Last year there was a project of holding a Breton Eisteddfod at Quimper in Brittany, and the French Home Secretary, whether wishing to protect the magnificent unity of France from inroads of Bretonism, or fearing lest the design should be used in furtherance of Legitimist intrigues, or from whatever motive, issued g.n order which prohibited the meeting. If Mr. Walpole had issued an order prohibiting the Chester Eisteddfod, all the Englishmen from Cornwall to John o’ Groat’s House would have rushed to the rescue; and our strong sense and sturdy morality would never have stopped gnashing their teeth and rending their garments till the prohibition was rescinded. What a pity our strong sense and sturdy morality fail to perceive that words like those of the Times create a far keener sense of estrangement and dislike than acts like those of the French Minister! Acts like those of the French Minister are attributed to reasons of State, and the Government is held blameable for them, not the French people. Articles like those of the Times are attributed to the want of sympathy and of sweetness of disposition in the English nature, and the whole English people gets the blame of them. And deservedly; for from some such ground of want of sympathy and sweetness in the English nature, do articles like those of the Times come, and to some such ground do they make appeal. The sympathetic and social virtues of the French nature, on the other hand, actually repair the breaches made by oppressive deeds of the Government; and create, among populations joined with France as the Welsh and Irish are joined with England, a sense of liking and attachment towards the French people. The French Government may discourage the German language in Alsace and prohibit Eisteddfods in Brittany ; but the Journal des Debats never treats German music and poetry as mischievous lumber, nor tells the Bretons that the sooner all Breton specialities disappear from the face of the earth the better. Accordingly, the Bretons and Alsatians have come to feel themselves a part of France, and to feel pride in bearing the French name; while the Welsh and Irish obstinately refuse to amalgamate with us, and will not admire the Englishman as he admires himself, however much the Times may scold them and rate them, and assure them there is nobody on earth so admirable.

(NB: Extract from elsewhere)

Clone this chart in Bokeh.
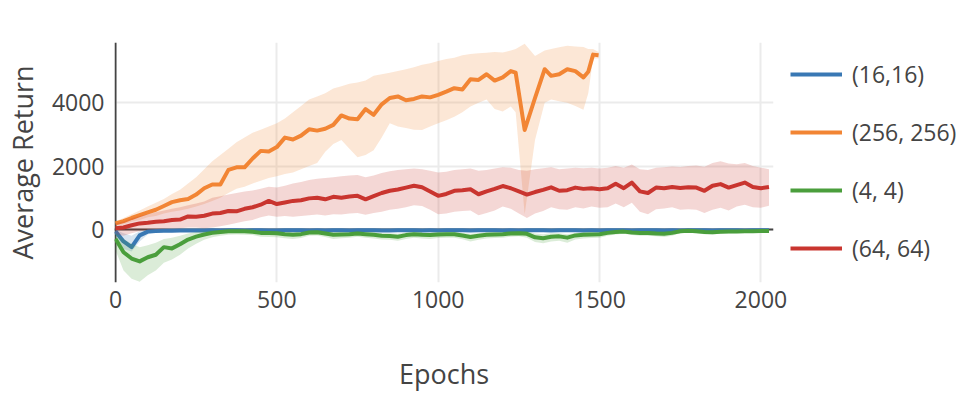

And at what a moment does it assure them of this, good heavens! At a moment when the ice is breaking up in England, and we are all beginning at last to see how much real confusion and insufficiency it covered; when, whatever may be the merits,—and they are great,—of the Englishman and of his strong sense and sturdy morality, it is growing more and more evident that, if he is to endure and advance, he must transform himself, must add something to his strong sense and sturdy morality, or at least must give to these excellent gifts of his a new development. My friend Mr. Goldwin Smith says, in his eloquent way, that England is the favourite of Heaven. Far be it from me to say that England is not the favourite of Heaven ; but at this moment she reminds me more of what the prophet Isaiah calls, “a bull in a net.” She has satisfied herself in all departments with clap-trap and routine so long, and she is now so astounded at finding they will not serve her turn any longer! And this is the moment, when Englishism pure and simple, which with all its fine qualities managed always to make itself singularly unattractive, is losing that imperturbable faith in its untransformed self which at any rate made it imposing,—this is the moment when our great organ tells the Celts that everything of theirs not English is “simply a foolish interference with the natural progress of civilisation and prosperity;” and poor Talhaiarn, venturing to remonstrate, is commanded “to drop his outlandish title, and to refuse even to talk Welsh in Wales!”

But let us leave the dead to bury their dead, and let us who are alive go on unto perfection. Let the Celtic members of this empire consider that they too have to transform themselves; and though the summons to transform themselves be often conveyed harshly and brutally, and with the cry to root up their wheat as well as their tares, yet that is no reason why the summons should not be followed so far as their tares are concerned. Let them consider that they are inextricably bound up with us, and that, if the suggestions in the following pages have any truth, we English, alien and uncongenial to our Celtic partners as we may have hitherto shown ourselves, have notwithstanding, beyond perhaps any other nation, a thousand latent springs of possible sympathy with them. Let them consider that new ideas and forces are stirring in England, that day by day these new ideas and forces gain in power, and that almost every one of them is the friend of the Celt and not his enemy. And, whether our Celtic partners will consider this or no, at any rate let us ourselves, all of us who are proud of being the ministers of these new ideas, work incessantly to procure for them a wider and more fruitful application; and to remove the main ground of the Celt’s alienation from the Englishman, by substituting, in place of that type of Englishman with whom alone the Celt has too long been familiar, a new type, more intelligent, more gracious, and more humane.